- The paper presents SLAHMR, which decouples human and camera motion to accurately reconstruct global human trajectories in dynamic scenes.
- It employs a multi-stage optimization that initializes, smooths, and refines trajectories using SfM estimates and a learned human motion prior.
- Evaluations on EgoBody and PoseTrack show significant improvements in World-MPJPE and acceleration error compared to existing methods.
Overview of "Decoupling Human and Camera Motion from Videos in the Wild"
The paper, "Decoupling Human and Camera Motion from Videos in the Wild," introduces a novel method for reconstructing global human trajectories from videos captured with dynamic and uncontrolled camera motion. The proposed approach, named SLAHMR (Simultaneous Localization And Human Mesh Recovery), leverages relative camera motion estimates and learned human motion priors to position both people and cameras within a world coordinate frame.
Methodology
The method focuses on decoupling human motion from camera motion to accurately track human trajectories. Traditional methods often rely on static assumptions or require full scene reconstructions, which can be impractical in uncontrolled settings. The authors propose using structure-from-motion (SfM) systems to compute relative camera motion between frames, even when full dense 3D reconstruction is unattainable. By coupling this information with human motion priors, the method resolves scale ambiguities, crucial for recovering accurate global trajectories.
The method involves a multi-stage optimization process:
- Initialization: The process begins by estimating per-frame poses and generating initial world-coordinate trajectories.
- Smoothing: Kinematic motion is smoothed to warm-start the joint optimization.
- Joint Optimization: In this final stage, a learned transition-based human motion prior (HuMoR) is incorporated. The optimization aligns human trajectories with visual observations in the video and adjusts for plausible human motion.
Numerical Results and Analysis
The paper quantifies the improvements of this method using datasets like EgoBody, which provide dynamic camera and 3D global ground truth, and PoseTrack, characterized by complex in-the-wild scenarios. The system's evaluations yield strong advancements over existing methods such as GLAMR, particularly in global trajectory accuracy and reduced acceleration error. Specifically, SLAHMR achieves significantly lower World-MPJPE and Acceleration Error, highlighting both spatial accuracy and realistic motion modeling.
Practical and Theoretical Implications
This research has substantial implications for real-world applications such as autonomous navigation, surveillance, and human-robot interaction, where understanding global human trajectories is critical. By providing a method that operates effectively without the need for elaborate controlled setups, this approach broadens the applicability of human motion analysis, particularly in real-world and challenging environments.

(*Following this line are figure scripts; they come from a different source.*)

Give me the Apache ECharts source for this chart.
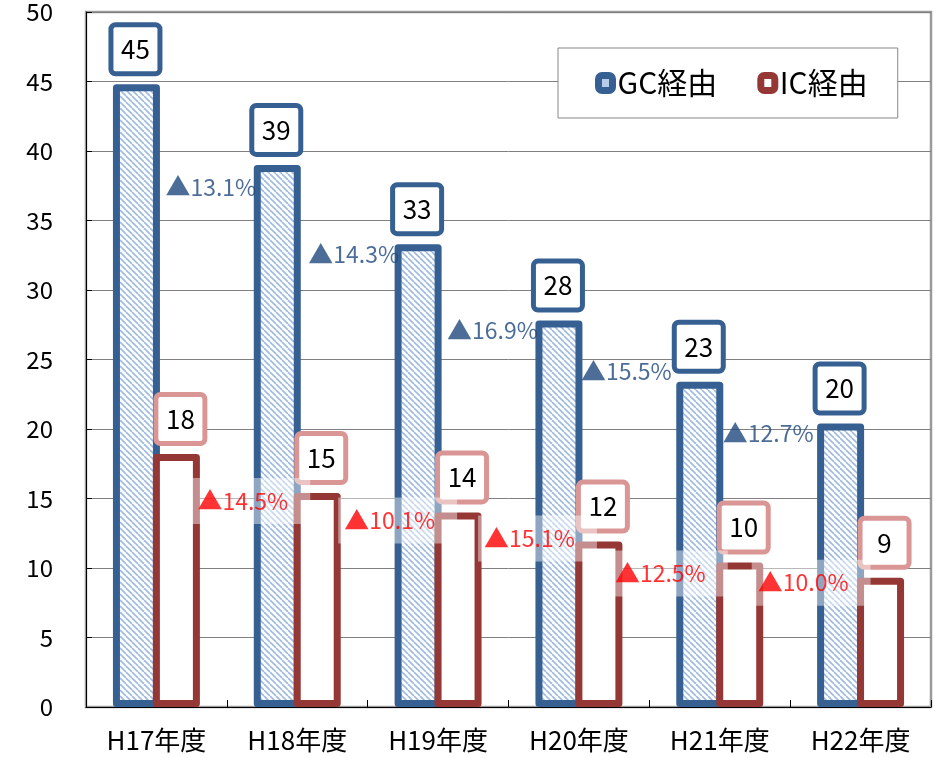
<!DOCTYPE html>
<html><head><meta charset="utf-8">
<script src="https://cdn.jsdelivr.net/npm/echarts@6/dist/echarts.min.js"></script>
<style>html,body{margin:0;padding:0;background:#fff}#c{width:935px;height:758px}</style>
</head><body><div id="c"></div>
<script>
// ---- data ----
const categories = ['H17年度', 'H18年度', 'H19年度', 'H20年度', 'H21年度', 'H22年度'];
const seriesNames = ['GC経由', 'IC経由'];
const gcValues = [44.8, 39.0, 33.3, 27.8, 23.4, 20.4];
const icValues = [18.2, 15.4, 14.0, 11.9, 10.4, 9.3];
const gcDeclines = ['13.1%', '14.3%', '16.9%', '15.5%', '12.7%'];
const icDeclines = ['14.5%', '10.1%', '15.1%', '12.5%', '10.0%'];
const yMin = 0, yMax = 50, yStep = 5;

// ---- layout / style constants ----
const FONT = '"Noto Sans CJK JP", "Noto Sans", sans-serif';
const GC_COLOR = '#376092', IC_COLOR = '#953735', IC_LABEL_BORDER = '#d99694';
const GC_TEXT = '#1f497d', IC_TEXT = '#ff0000';
// pixel nudges of the decline labels (relative to the category boundary / next bar top)
const gcShift = [[-16, 22], [-14, 10], [-16, 10], [-23, -10], [-22, 10]];
const icShift = [[16, 8], [22, 8], [21, -3], [11, 11], [13, 5]];

// hatch pattern
const tile = document.createElement('canvas');
tile.width = 6; tile.height = 6;
(function () {
  const c = tile.getContext('2d');
  c.fillStyle = '#ffffff'; c.fillRect(0, 0, 6, 6);
  c.strokeStyle = '#9fbbe0'; c.lineWidth = 1.6;
  for (const o of [-6, 0, 6]) { c.beginPath(); c.moveTo(o, 0); c.lineTo(o + 6, 6); c.stroke(); }
})();
const hatch = { image: tile, repeat: 'repeat' };

const chart = echarts.init(document.getElementById('c'), null, { renderer: 'canvas' });

const valueBox = (border, dx) => ({
  show: true, position: 'top', distance: 13, offset: [dx, 0],
  formatter: p => Math.round(p.value),
  fontFamily: FONT, fontSize: 26, color: '#000',
  backgroundColor: '#fff', borderColor: border, borderWidth: 5, borderRadius: 2,
  width: 40, lineHeight: 40, padding: 2, align: 'center'
});

const declineRich = (color) => ({
  t: { fontFamily: FONT, fontSize: 25, color: color, lineHeight: 24 },
  v: { fontFamily: FONT, fontSize: 23, color: color, lineHeight: 24 }
});

const gcDeclineData = gcDeclines.map((t, i) => ({
  value: [i + 1, gcValues[i + 1]], name: t,
  label: { offset: [gcShift[i][0], gcShift[i][1]] }
}));
const icDeclineData = icDeclines.map((t, i) => ({
  value: [i + 1, icValues[i + 1]], name: t,
  label: { offset: [icShift[i][0] + 8, icShift[i][1]] }
}));

chart.setOption({
  animation: false,
  backgroundColor: '#fff',
  grid: { left: 86, right: 4, top: 10, bottom: 51, show: true, borderColor: '#9a9a9a', borderWidth: 2.5, containLabel: false },
  legend: {
    left: 558, top: 48,
    padding: [20, 30, 20, 37],
    backgroundColor: '#fff', borderColor: '#888', borderWidth: 1,
    itemGap: 40, itemWidth: 14, itemHeight: 15,
    textStyle: { fontFamily: FONT, fontSize: 30, color: '#000' },
    data: [
      { name: seriesNames[0], icon: 'roundRect', itemStyle: { color: '#b7cce8', borderColor: GC_COLOR, borderWidth: 7 } },
      { name: seriesNames[1], icon: 'roundRect', itemStyle: { color: '#fff', borderColor: IC_COLOR, borderWidth: 7 } }
    ]
  },
  xAxis: [{
    type: 'category', data: categories, boundaryGap: true,
    axisLine: { lineStyle: { color: '#000', width: 1 } },
    axisTick: { show: true, inside: true, length: 7, lineStyle: { color: '#000' } },
    axisLabel: { fontFamily: FONT, fontSize: 26, color: '#000', margin: 20 },
    splitLine: { show: false }, z: 5
  }, {
    type: 'value', min: 0, max: 6, show: false
  }],
  yAxis: {
    type: 'value', min: yMin, max: yMax, interval: yStep,
    axisLine: { show: true, lineStyle: { color: '#000', width: 1 } },
    axisTick: { show: true, inside: true, length: 6, lineStyle: { color: '#000' } },
    axisLabel: { fontFamily: FONT, fontSize: 24, color: '#000', margin: 33 },
    splitLine: { show: true, lineStyle: { color: '#808080', width: 1 } }
  },
  series: [
    {
      name: seriesNames[0], type: 'bar', data: gcValues, barWidth: 47, barGap: '-15%',
      itemStyle: { color: hatch, borderColor: GC_COLOR, borderWidth: 7, borderJoin: 'round' },
      label: valueBox(GC_COLOR, -1), z: 2
    },
    {
      name: seriesNames[1], type: 'bar', data: icValues, barWidth: 47, barGap: '-15%',
      itemStyle: { color: '#fff', borderColor: IC_COLOR, borderWidth: 7, borderJoin: 'round' },
      label: valueBox(IC_LABEL_BORDER, 4), z: 3
    },
    {
      type: 'scatter', xAxisIndex: 1, data: gcDeclineData, symbolSize: 1,
      itemStyle: { color: 'rgba(0,0,0,0)' }, z: 10, silent: true,
      label: { show: true, position: 'inside', formatter: p => '{t|▲}{v|' + p.name + '}',
        textBorderWidth: 0, rich: declineRich(GC_TEXT) }
    },
    {
      type: 'scatter', xAxisIndex: 1, data: icDeclineData, symbolSize: 1,
      itemStyle: { color: 'rgba(0,0,0,0)' }, z: 11, silent: true,
      label: { show: true, position: 'inside', formatter: p => '{t|▲}{v|' + p.name + '}',
        textBorderWidth: 0, rich: declineRich(IC_TEXT),
        backgroundColor: 'rgba(255,255,255,0.55)', padding: [11, 22, 11, 6] }
    }
  ]
});
</script>
</body></html>
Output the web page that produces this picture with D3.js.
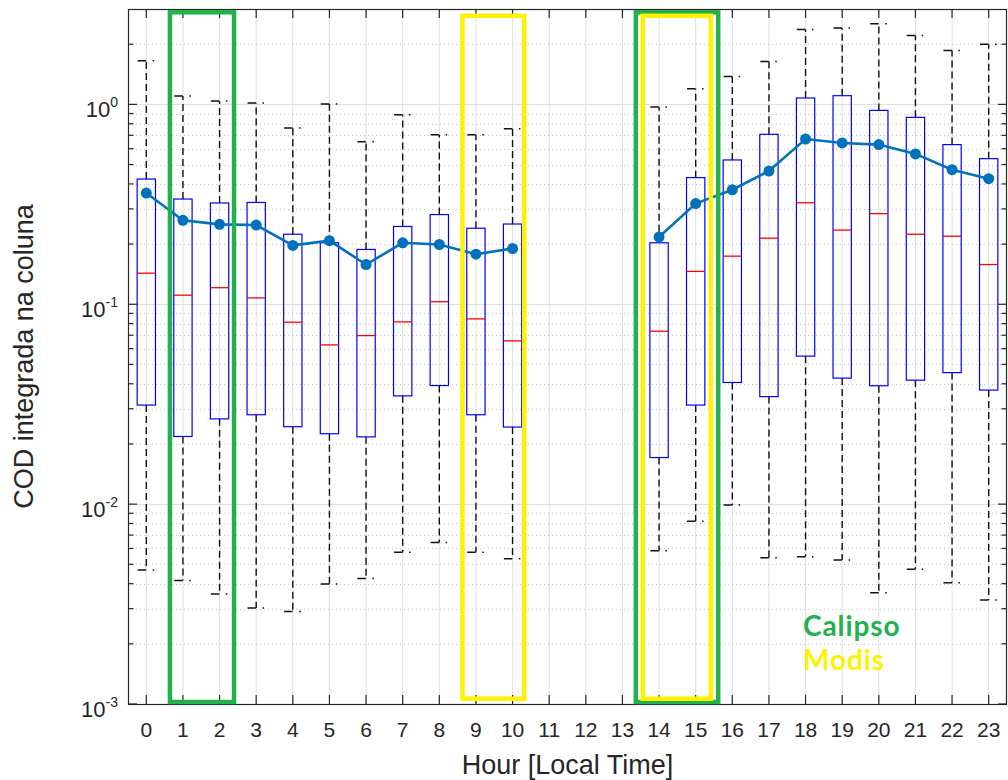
<!DOCTYPE html>
<html>
<head>
<meta charset="utf-8">
<script src="https://cdn.jsdelivr.net/npm/d3@7"></script>
<style>
  html, body { margin: 0; padding: 0; background: #fff; }
  svg { display: block; }
  text { font-family: "Liberation Sans", Arial, Helvetica, sans-serif; fill: #262626; }
</style>
</head>
<body>
<svg id="chart" width="1008" height="780"></svg>
<script>
// ---------------- DATA ----------------
const hours = d3.range(0, 24);
const hourLabels = hours.map(String);
// box upper quartile (q3)
const q3 = [0.423, 0.336, 0.321, 0.323, 0.224, 0.203, 0.188, 0.245, 0.281, 0.240, 0.252, null, null, null,
            0.203, 0.430, 0.527, 0.708, 1.076, 1.105, 0.933, 0.861, 0.629, 0.535];
// box lower quartile (q1)
const q1 = [0.0313, 0.0218, 0.0267, 0.0280, 0.0244, 0.0225, 0.0217, 0.0348, 0.0392, 0.0280, 0.0243, null, null, null,
            0.0171, 0.0313, 0.0406, 0.0345, 0.0550, 0.0427, 0.0391, 0.0417, 0.0455, 0.0372];
// medians
const medians = [0.143, 0.111, 0.121, 0.1076, 0.0813, 0.0626, 0.0697, 0.0816, 0.103, 0.0845, 0.0656, null, null, null,
                 0.0733, 0.146, 0.174, 0.214, 0.322, 0.235, 0.284, 0.224, 0.219, 0.158];
// upper whisker ends
const whiskerHigh = [1.654, 1.10, 1.039, 1.015, 0.762, 1.004, 0.650, 0.887, 0.705, 0.705, 0.756, null, null, null,
                     0.970, 1.198, 1.38, 1.64, 2.37, 2.41, 2.53, 2.21, 1.86, 2.00];
// lower whisker ends
const whiskerLow = [0.00468, 0.00415, 0.00355, 0.00302, 0.00290, 0.00398, 0.00425, 0.00574, 0.00643, 0.00574, 0.00533, null, null, null,
                    0.00585, 0.00822, 0.0099, 0.00539, 0.00545, 0.00525, 0.00360, 0.00472, 0.00404, 0.00331];
// means (blue line with markers)
const means = [0.360, 0.263, 0.251, 0.249, 0.197, 0.208, 0.158, 0.203, 0.199, 0.178, 0.190, null, null, null,
               0.217, 0.319, 0.374, 0.464, 0.671, 0.641, 0.629, 0.565, 0.471, 0.425];
// y-axis decades
const yMajorTicks = [1e-3, 1e-2, 1e-1, 1e0];
const yTickExponents = ["-3", "-2", "-1", "0"];
// highlighted hour ranges (in hour units)
const calipsoRanges = [[0.645, 2.395], [13.365, 15.615]];
const modisRanges = [[8.633, 10.318], [13.555, 15.413]];
const legendLabels = ["Calipso", "Modis"];
const xTitle = "Hour [Local Time]";
const yTitle = "COD integrada na coluna";

// ---------------- LAYOUT ----------------
const svg = d3.select("#chart");
const L = 128, R = 1007, T = 9, B = 704;
const x = d3.scaleLinear().domain([-0.5, 23.5]).range([L, R]);
const y = d3.scaleLog().domain([1e-3, 3]).range([B, T]);
const axisColor = "#262626";
const boxHalf = (x(1) - x(0)) * 0.25;

const rows = hours.map((h, i) => ({
  h, q1: q1[i], q3: q3[i], med: medians[i], hi: whiskerHigh[i], lo: whiskerLow[i], mean: means[i]
}));
const valid = rows.filter(d => d.q1 != null);

// minor tick values
const minorTicks = [];
for (let e = -3; e <= 0; e++) {
  for (let k = 2; k <= 9; k++) {
    const v = k * Math.pow(10, e);
    if (v < 3) minorTicks.push(v);
  }
}

// ---------------- GRID ----------------
const grid = svg.append("g");
grid.selectAll("line.vg").data(hours).join("line")
  .attr("x1", d => x(d)).attr("x2", d => x(d))
  .attr("y1", T).attr("y2", B)
  .attr("stroke", "#dfdfdf").attr("stroke-width", 1);
grid.selectAll("line.mg").data(minorTicks).join("line")
  .attr("x1", L).attr("x2", R)
  .attr("y1", d => Math.round(y(d)) + 0.5).attr("y2", d => Math.round(y(d)) + 0.5)
  .attr("stroke", "#c4c4c4").attr("stroke-width", 1).attr("stroke-dasharray", "1,3");
grid.selectAll("line.hg").data(yMajorTicks).join("line")
  .attr("x1", L).attr("x2", R)
  .attr("y1", d => Math.round(y(d)) + 0.5).attr("y2", d => Math.round(y(d)) + 0.5)
  .attr("stroke", "#dfdfdf").attr("stroke-width", 1);

// ---------------- BOXES ----------------
const boxes = svg.append("g");
// whiskers
boxes.selectAll("line.wu").data(valid).join("line")
  .attr("x1", d => x(d.h)).attr("x2", d => x(d.h))
  .attr("y1", d => y(d.q3)).attr("y2", d => y(d.hi))
  .attr("stroke", "#111").attr("stroke-width", 1.4).attr("stroke-dasharray", "7,4");
boxes.selectAll("line.wl").data(valid).join("line")
  .attr("x1", d => x(d.h)).attr("x2", d => x(d.h))
  .attr("y1", d => y(d.q1)).attr("y2", d => y(d.lo))
  .attr("stroke", "#111").attr("stroke-width", 1.4).attr("stroke-dasharray", "7,4");
// caps
["hi", "lo"].forEach(k => {
  boxes.selectAll("line.cap" + k).data(valid).join("line")
    .attr("x1", d => x(d.h) - boxHalf + 0.5).attr("x2", d => x(d.h) + boxHalf)
    .attr("y1", d => y(d[k])).attr("y2", d => y(d[k]))
    .attr("stroke", "#111").attr("stroke-width", 1.5).attr("stroke-dasharray", "8.5,6.5,1.5,10");
});
// boxes
boxes.selectAll("rect.box").data(valid).join("rect")
  .attr("x", d => x(d.h) - boxHalf).attr("width", boxHalf * 2)
  .attr("y", d => y(d.q3)).attr("height", d => y(d.q1) - y(d.q3))
  .attr("fill", "none").attr("stroke", "#0000ff").attr("stroke-width", 1.2);
// medians
boxes.selectAll("line.med").data(valid).join("line")
  .attr("x1", d => x(d.h) - boxHalf).attr("x2", d => x(d.h) + boxHalf)
  .attr("y1", d => y(d.med)).attr("y2", d => y(d.med))
  .attr("stroke", "#ff0000").attr("stroke-width", 1.3);

// ---------------- MEAN LINE ----------------
const meanLine = d3.line()
  .defined(d => d.mean != null)
  .x(d => x(d.h)).y(d => y(d.mean));
svg.append("path").datum(rows)
  .attr("d", meanLine)
  .attr("fill", "none").attr("stroke", "#0072BD").attr("stroke-width", 2.6);
svg.append("g").selectAll("circle").data(valid).join("circle")
  .attr("cx", d => x(d.h)).attr("cy", d => y(d.mean)).attr("r", 5.5)
  .attr("fill", "#0072BD");

// ---------------- AXES ----------------
const ax = svg.append("g");
ax.append("rect").attr("x", L + 0.5).attr("y", T + 0.5).attr("width", R - L - 1).attr("height", B - T)
  .attr("fill", "none").attr("stroke", axisColor).attr("stroke-width", 1.2);

// x ticks (bottom + top, inward)
ax.selectAll("line.xtb").data(hours).join("line")
  .attr("x1", d => x(d)).attr("x2", d => x(d)).attr("y1", B).attr("y2", B - 9)
  .attr("stroke", axisColor).attr("stroke-width", 1.2);
ax.selectAll("line.xtt").data(hours).join("line")
  .attr("x1", d => x(d)).attr("x2", d => x(d)).attr("y1", T).attr("y2", T + 9)
  .attr("stroke", axisColor).attr("stroke-width", 1.2);
ax.selectAll("text.xl").data(hours).join("text")
  .attr("x", d => x(d)).attr("y", 737)
  .attr("text-anchor", "middle").attr("font-size", 21)
  .text((d, i) => hourLabels[i]);

// y ticks (left + right)
[[L, 1], [R, -1]].forEach(([x0, dir]) => {
  ax.selectAll(null).data(yMajorTicks).join("line")
    .attr("x1", x0).attr("x2", x0 + dir * 9)
    .attr("y1", d => y(d)).attr("y2", d => y(d))
    .attr("stroke", axisColor).attr("stroke-width", 1.2);
  ax.selectAll(null).data(minorTicks).join("line")
    .attr("x1", x0).attr("x2", x0 + dir * 5.5)
    .attr("y1", d => y(d)).attr("y2", d => y(d))
    .attr("stroke", axisColor).attr("stroke-width", 1.2);
});
const ylab = ax.selectAll("text.yl").data(yMajorTicks).join("text")
  .attr("x", 118).attr("y", d => y(d) + 13)
  .attr("text-anchor", "end").attr("font-size", 22);
ylab.append("tspan").text("10");
ylab.append("tspan").attr("dy", -10).attr("font-size", 14).text((d, i) => yTickExponents[i]);

// axis titles
svg.append("text").attr("x", (L + R) / 2).attr("y", 774)
  .attr("text-anchor", "middle").attr("font-size", 27).text(xTitle);
svg.append("text").attr("transform", `translate(33, ${(T + B) / 2}) rotate(-90)`)
  .attr("text-anchor", "middle").attr("font-size", 27).text(yTitle);

// ---------------- HIGHLIGHTS ----------------
const green = "#22b14c", yellow = "#fff200";
const hl = svg.append("g");
hl.selectAll("rect.cal").data(calipsoRanges).join("rect")
  .attr("x", d => x(d[0])).attr("width", d => x(d[1]) - x(d[0]))
  .attr("y", T + 3.3).attr("height", (B - 2) - (T + 3.3))
  .attr("fill", "none").attr("stroke", green).attr("stroke-width", 4.5);
hl.selectAll("rect.mod").data(modisRanges).join("rect")
  .attr("x", d => x(d[0])).attr("width", d => x(d[1]) - x(d[0]))
  .attr("y", T + 6.8).attr("height", (B - 5.3) - (T + 6.8))
  .attr("fill", "none").attr("stroke", yellow).attr("stroke-width", 4.5);

// legend-like annotation text
const legColors = [green, yellow];
svg.append("g").selectAll("text").data(legendLabels).join("text")
  .attr("x", 803).attr("y", (d, i) => 636 + i * 34)
  .style("font-family", "Lato, 'Open Sans', sans-serif").attr("font-weight", "bold")
  .attr("font-size", 28).attr("letter-spacing", 0.9)
  .style("fill", (d, i) => legColors[i])
  .text(d => d);
</script>
</body>
</html>
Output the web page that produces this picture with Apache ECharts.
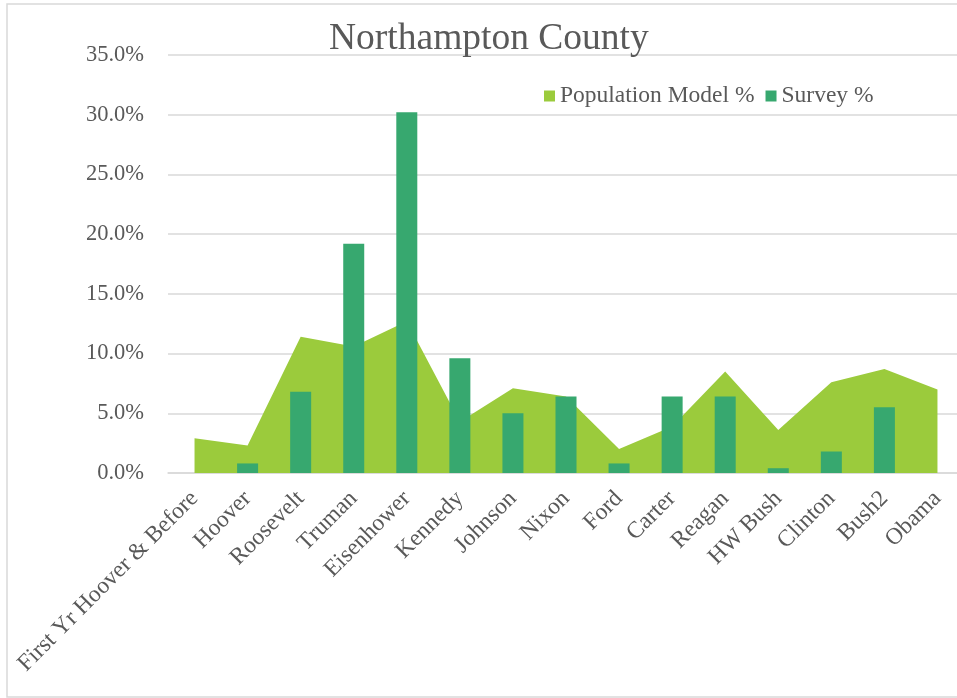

Theoretically, this work opens avenues for more sophisticated modeling of human dynamics against dynamic backgrounds, encouraging further exploration of disentangling multiple sources of motion within visual data.
Future Directions
This method lays the groundwork for future enhancements in simultaneous localization and mapping (SLAM) systems, particularly in leveraging human dynamics to refine camera motion estimations. Investigations into broader datasets, integration with physics-based simulations, and enhancements in real-time application could further extend the method's utility.
In conclusion, SLAHMR represents a significant advancement in the field of video-based human trajectory reconstruction, offering a robust solution to the challenges of dynamic scenes with moving cameras. Its combination of geometric insights and learned priors offers a promising direction for both applied and theoretical developments in video analysis.